» **DATA FOR THIS EXERCISE**:
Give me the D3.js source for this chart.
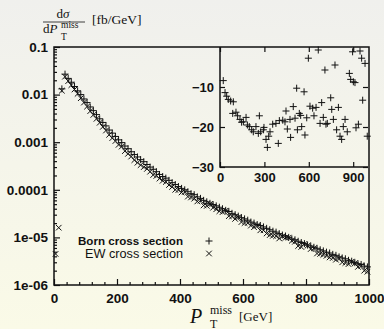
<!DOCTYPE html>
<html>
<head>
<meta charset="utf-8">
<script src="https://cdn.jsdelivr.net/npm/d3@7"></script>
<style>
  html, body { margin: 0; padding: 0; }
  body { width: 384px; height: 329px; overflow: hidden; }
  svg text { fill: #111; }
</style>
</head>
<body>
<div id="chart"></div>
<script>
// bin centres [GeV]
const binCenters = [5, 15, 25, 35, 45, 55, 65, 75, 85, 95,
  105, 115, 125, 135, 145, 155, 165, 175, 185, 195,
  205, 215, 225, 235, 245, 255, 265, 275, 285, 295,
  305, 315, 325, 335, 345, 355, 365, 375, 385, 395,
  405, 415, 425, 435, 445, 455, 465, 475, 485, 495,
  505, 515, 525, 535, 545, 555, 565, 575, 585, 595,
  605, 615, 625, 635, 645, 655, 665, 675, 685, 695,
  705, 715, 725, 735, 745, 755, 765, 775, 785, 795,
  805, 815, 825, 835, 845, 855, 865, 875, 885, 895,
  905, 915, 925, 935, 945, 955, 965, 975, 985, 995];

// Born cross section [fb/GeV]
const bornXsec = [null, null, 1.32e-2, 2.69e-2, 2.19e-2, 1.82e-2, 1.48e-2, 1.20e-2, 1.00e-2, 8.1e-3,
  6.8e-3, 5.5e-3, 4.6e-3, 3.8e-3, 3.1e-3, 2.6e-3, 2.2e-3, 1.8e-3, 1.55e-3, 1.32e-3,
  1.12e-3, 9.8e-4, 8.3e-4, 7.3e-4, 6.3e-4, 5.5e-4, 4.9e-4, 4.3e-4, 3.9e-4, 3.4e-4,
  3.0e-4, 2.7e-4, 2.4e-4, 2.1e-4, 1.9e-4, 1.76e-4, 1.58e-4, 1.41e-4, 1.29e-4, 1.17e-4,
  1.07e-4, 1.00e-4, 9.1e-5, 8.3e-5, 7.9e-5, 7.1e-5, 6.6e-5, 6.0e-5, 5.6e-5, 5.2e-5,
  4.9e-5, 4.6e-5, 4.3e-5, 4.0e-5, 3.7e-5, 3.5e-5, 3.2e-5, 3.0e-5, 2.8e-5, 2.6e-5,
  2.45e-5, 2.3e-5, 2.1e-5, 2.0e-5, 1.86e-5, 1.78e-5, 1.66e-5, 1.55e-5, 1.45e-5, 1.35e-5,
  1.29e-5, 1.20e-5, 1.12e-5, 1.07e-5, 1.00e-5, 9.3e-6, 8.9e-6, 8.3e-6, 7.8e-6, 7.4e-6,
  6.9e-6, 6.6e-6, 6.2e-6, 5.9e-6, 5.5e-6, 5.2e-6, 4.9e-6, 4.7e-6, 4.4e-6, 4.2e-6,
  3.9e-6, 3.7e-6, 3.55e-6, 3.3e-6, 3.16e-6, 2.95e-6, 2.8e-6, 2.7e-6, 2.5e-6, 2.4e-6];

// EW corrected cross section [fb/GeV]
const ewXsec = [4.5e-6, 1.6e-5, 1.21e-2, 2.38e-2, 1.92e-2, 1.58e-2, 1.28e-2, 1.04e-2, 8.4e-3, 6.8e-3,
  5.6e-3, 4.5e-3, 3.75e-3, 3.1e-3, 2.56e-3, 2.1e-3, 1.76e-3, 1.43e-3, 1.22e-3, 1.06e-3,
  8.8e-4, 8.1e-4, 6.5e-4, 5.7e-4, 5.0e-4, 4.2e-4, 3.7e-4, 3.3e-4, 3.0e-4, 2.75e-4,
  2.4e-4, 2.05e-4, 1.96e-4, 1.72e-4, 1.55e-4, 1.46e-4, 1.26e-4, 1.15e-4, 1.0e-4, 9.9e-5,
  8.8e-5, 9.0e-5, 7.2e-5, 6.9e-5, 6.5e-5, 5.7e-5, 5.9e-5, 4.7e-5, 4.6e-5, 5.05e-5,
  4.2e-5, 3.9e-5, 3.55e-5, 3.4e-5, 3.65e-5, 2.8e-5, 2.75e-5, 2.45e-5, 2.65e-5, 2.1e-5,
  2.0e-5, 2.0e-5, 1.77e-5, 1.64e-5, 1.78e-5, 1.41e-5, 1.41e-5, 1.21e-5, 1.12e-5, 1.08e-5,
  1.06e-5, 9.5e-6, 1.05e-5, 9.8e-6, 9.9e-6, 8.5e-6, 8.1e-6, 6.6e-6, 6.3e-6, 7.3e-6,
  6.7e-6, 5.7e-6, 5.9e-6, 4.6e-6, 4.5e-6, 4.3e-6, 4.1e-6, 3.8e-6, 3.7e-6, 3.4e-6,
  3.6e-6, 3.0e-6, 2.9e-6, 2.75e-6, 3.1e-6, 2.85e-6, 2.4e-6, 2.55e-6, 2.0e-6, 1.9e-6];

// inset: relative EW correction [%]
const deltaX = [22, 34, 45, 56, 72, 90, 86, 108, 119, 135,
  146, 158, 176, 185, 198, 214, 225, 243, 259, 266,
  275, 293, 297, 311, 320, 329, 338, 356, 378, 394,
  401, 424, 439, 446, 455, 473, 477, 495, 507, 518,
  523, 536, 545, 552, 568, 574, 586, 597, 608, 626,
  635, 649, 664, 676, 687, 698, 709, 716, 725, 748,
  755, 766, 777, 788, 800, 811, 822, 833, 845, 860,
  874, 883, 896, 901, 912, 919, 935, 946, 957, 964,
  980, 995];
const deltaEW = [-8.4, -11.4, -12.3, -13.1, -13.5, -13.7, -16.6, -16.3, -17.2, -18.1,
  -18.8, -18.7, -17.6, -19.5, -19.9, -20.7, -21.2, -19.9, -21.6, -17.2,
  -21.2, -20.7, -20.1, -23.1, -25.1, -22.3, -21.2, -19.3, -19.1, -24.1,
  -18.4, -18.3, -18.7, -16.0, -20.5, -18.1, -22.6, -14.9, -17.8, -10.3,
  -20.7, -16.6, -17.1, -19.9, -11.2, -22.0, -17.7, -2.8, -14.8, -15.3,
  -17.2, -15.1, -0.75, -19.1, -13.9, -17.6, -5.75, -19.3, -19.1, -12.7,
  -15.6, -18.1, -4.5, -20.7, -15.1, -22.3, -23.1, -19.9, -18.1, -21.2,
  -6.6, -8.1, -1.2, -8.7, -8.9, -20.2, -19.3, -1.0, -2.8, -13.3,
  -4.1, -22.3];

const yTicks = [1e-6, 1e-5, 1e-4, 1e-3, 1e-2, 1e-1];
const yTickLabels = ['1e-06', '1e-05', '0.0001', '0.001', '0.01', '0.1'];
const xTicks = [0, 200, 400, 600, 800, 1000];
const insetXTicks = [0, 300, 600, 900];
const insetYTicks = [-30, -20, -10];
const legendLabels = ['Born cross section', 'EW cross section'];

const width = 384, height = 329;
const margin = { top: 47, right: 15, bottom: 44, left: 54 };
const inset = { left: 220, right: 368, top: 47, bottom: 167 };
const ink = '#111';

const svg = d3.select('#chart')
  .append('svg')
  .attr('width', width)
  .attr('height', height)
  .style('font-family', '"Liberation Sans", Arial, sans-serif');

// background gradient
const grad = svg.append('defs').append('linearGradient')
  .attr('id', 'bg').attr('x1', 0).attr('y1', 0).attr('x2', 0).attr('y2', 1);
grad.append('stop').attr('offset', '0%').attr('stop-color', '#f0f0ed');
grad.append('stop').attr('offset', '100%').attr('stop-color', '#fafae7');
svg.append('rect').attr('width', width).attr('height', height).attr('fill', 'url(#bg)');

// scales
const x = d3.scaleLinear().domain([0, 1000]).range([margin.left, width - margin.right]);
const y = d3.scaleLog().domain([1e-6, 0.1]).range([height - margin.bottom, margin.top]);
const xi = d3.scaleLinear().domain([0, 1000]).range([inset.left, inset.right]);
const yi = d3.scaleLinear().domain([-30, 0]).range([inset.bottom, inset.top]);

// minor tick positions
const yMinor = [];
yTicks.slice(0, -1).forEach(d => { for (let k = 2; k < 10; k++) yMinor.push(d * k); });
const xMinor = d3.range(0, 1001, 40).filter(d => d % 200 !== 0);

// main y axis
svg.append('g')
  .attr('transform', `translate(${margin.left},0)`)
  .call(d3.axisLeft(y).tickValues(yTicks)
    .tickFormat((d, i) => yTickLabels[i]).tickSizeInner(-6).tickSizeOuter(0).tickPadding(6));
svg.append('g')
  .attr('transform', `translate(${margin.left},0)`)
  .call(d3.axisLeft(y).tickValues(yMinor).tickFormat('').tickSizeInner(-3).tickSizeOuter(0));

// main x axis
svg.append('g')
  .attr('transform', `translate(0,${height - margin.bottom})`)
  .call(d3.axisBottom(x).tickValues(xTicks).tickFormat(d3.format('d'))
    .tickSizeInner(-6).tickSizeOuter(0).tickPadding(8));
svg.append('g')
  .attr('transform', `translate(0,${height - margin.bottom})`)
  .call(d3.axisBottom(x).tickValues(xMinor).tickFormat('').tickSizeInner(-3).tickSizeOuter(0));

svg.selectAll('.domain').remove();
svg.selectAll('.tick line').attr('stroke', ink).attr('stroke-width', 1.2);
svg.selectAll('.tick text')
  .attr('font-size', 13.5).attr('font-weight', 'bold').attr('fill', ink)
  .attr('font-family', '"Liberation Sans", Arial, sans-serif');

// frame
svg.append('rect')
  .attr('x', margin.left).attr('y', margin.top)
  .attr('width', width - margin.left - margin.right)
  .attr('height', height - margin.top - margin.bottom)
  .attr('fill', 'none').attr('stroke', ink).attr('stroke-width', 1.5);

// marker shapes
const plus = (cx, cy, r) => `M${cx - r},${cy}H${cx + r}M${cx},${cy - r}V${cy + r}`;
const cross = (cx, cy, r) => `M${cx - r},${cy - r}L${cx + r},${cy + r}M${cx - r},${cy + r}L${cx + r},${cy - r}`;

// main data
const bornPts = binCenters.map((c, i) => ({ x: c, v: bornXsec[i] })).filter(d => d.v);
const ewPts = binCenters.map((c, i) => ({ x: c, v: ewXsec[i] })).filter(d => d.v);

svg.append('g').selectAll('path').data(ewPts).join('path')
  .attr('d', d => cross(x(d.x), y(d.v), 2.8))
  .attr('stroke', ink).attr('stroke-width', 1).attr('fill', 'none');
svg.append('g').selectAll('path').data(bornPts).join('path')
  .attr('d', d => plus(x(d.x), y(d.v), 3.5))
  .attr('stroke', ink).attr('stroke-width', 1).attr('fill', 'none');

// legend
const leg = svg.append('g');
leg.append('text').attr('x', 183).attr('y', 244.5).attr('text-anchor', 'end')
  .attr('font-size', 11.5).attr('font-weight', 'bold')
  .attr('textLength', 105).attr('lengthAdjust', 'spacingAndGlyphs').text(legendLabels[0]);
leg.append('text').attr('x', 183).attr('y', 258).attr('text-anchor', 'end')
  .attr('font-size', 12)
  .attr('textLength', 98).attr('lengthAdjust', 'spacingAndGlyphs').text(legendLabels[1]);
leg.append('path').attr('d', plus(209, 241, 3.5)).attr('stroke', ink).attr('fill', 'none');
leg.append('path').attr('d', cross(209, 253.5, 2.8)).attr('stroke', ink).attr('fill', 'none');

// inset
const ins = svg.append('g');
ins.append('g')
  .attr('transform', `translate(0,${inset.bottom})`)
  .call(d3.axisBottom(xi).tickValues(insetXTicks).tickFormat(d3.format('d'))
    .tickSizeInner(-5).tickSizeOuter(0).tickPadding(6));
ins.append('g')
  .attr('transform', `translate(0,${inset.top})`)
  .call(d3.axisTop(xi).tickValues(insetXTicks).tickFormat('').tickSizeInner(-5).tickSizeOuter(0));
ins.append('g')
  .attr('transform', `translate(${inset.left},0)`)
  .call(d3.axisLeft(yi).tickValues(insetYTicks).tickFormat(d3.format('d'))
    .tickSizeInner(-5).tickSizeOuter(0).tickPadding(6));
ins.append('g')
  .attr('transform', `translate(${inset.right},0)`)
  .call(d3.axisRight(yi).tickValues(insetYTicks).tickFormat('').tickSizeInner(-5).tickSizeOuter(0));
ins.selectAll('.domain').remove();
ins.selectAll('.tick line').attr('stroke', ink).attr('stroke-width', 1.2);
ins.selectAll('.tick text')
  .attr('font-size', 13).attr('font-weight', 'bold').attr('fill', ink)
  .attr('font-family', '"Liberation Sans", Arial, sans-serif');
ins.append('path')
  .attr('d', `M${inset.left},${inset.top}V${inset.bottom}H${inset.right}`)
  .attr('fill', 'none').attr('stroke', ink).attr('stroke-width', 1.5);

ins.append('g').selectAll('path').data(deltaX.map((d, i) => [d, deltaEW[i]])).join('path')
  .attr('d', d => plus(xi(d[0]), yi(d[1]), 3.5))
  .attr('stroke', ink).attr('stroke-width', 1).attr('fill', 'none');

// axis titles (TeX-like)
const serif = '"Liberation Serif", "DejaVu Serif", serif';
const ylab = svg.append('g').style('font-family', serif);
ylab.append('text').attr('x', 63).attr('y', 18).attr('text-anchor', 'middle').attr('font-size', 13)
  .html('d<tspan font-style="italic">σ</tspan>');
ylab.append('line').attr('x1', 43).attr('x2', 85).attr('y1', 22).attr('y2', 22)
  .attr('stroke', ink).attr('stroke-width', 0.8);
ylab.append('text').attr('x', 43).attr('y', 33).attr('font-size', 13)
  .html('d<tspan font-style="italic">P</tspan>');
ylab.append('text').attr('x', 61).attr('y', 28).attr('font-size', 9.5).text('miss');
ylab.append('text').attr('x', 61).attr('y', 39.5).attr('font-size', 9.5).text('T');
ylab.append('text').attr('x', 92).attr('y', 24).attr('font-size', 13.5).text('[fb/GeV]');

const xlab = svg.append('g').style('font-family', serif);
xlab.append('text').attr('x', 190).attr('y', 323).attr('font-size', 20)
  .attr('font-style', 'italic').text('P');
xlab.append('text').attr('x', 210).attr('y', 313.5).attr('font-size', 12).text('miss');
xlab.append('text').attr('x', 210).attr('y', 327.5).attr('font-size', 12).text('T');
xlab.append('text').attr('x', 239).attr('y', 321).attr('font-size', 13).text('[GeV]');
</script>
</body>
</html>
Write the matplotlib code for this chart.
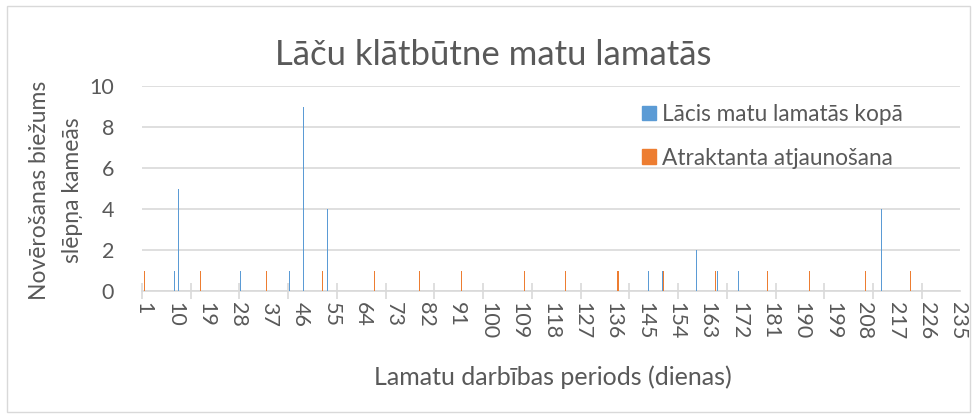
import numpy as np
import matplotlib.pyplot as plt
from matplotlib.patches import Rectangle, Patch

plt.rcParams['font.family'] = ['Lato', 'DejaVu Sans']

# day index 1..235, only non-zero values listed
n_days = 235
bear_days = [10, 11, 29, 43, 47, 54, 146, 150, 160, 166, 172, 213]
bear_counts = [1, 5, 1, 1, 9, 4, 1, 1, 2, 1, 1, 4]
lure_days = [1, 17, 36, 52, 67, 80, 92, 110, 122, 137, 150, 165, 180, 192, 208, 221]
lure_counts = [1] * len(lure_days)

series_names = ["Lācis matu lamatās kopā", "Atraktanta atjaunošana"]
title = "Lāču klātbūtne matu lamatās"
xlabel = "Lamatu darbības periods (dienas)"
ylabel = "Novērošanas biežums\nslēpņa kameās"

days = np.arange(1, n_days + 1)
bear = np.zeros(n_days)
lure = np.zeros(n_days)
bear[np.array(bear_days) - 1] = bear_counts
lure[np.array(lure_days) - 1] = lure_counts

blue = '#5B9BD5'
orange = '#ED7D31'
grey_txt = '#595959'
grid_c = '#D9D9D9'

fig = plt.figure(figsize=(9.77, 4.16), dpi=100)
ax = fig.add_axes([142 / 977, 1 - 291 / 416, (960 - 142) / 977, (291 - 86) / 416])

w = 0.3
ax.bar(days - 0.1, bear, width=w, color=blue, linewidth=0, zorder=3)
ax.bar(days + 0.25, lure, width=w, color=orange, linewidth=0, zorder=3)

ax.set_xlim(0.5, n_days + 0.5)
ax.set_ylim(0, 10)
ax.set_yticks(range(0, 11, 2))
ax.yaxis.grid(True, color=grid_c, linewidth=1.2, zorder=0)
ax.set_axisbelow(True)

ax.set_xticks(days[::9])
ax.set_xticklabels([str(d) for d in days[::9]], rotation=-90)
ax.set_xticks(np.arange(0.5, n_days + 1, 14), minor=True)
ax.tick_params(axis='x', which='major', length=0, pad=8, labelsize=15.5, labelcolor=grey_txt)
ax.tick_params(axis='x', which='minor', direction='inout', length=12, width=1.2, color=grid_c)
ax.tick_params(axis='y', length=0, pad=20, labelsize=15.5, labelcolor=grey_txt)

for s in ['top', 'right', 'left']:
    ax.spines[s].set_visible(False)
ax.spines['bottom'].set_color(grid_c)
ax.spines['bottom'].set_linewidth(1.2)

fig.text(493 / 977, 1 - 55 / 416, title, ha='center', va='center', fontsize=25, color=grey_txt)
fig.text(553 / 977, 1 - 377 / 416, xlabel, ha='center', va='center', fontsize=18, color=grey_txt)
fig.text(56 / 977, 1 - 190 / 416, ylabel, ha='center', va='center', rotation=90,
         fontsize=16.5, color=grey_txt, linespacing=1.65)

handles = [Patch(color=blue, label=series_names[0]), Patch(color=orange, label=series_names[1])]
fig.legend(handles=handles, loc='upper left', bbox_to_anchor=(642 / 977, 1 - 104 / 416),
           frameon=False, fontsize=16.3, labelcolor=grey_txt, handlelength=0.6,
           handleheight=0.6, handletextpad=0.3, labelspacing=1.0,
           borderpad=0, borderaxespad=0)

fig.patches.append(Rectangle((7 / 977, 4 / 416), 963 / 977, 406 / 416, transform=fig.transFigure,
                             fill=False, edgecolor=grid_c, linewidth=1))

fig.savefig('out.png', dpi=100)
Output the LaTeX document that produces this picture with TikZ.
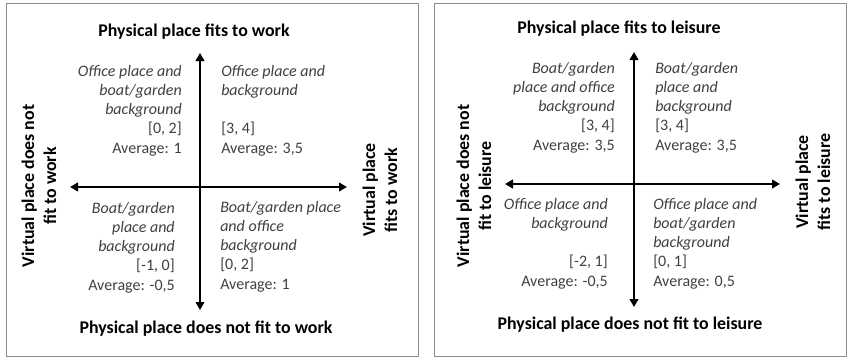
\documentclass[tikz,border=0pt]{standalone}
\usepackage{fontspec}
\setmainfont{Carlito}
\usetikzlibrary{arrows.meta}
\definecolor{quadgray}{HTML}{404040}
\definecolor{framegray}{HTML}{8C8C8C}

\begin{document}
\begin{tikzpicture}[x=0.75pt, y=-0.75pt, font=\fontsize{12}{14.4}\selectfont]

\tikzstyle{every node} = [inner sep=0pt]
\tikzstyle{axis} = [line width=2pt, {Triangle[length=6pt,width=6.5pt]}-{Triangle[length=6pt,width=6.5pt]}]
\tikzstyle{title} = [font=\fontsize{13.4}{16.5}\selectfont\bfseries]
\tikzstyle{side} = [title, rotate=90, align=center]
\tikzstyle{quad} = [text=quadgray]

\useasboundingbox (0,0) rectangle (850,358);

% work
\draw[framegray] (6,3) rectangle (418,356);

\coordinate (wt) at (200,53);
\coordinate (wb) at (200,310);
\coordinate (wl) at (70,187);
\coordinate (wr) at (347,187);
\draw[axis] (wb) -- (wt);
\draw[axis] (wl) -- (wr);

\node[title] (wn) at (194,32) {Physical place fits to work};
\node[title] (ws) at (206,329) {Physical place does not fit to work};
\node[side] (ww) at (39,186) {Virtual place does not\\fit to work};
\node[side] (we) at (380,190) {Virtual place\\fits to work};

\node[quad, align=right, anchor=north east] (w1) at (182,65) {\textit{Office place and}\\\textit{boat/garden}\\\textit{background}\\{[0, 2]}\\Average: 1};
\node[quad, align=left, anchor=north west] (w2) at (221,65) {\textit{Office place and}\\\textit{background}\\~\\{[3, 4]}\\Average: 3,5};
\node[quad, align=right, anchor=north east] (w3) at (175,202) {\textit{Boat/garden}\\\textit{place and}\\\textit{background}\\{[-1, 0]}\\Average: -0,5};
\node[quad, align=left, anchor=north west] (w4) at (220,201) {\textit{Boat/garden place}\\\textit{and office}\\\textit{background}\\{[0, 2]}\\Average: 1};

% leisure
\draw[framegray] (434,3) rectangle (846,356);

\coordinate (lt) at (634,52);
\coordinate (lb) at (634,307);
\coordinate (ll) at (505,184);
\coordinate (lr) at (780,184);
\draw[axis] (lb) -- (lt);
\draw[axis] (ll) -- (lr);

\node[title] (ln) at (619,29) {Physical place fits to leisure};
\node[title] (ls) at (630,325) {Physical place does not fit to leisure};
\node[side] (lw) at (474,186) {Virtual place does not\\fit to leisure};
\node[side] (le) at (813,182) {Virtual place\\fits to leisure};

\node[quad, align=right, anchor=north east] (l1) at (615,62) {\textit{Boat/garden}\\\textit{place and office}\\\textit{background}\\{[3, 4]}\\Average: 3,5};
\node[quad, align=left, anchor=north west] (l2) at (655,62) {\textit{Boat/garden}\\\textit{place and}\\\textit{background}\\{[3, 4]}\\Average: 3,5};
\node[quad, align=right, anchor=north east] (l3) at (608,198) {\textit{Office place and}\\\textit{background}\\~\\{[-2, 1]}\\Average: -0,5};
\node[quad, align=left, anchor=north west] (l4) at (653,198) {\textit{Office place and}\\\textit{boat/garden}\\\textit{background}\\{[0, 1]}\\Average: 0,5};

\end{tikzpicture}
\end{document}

» **STATED EXERCISE**: In the listing above, find the line containing "Write the matplotlib code for this chart." and the line containing "lure[np.array(lure_days) - 1] = lure_counts". Print those two lines and every line between them exactly, with no pictures.

» **COMPLETE ANSWER**:
Write the matplotlib code for this chart.
import numpy as np
import matplotlib.pyplot as plt
from matplotlib.patches import Rectangle, Patch

plt.rcParams['font.family'] = ['Lato', 'DejaVu Sans']

# day index 1..235, only non-zero values listed
n_days = 235
bear_days = [10, 11, 29, 43, 47, 54, 146, 150, 160, 166, 172, 213]
bear_counts = [1, 5, 1, 1, 9, 4, 1, 1, 2, 1, 1, 4]
lure_days = [1, 17, 36, 52, 67, 80, 92, 110, 122, 137, 150, 165, 180, 192, 208, 221]
lure_counts = [1] * len(lure_days)

series_names = ["Lācis matu lamatās kopā", "Atraktanta atjaunošana"]
title = "Lāču klātbūtne matu lamatās"
xlabel = "Lamatu darbības periods (dienas)"
ylabel = "Novērošanas biežums\nslēpņa kameās"

days = np.arange(1, n_days + 1)
bear = np.zeros(n_days)
lure = np.zeros(n_days)
bear[np.array(bear_days) - 1] = bear_counts
lure[np.array(lure_days) - 1] = lure_counts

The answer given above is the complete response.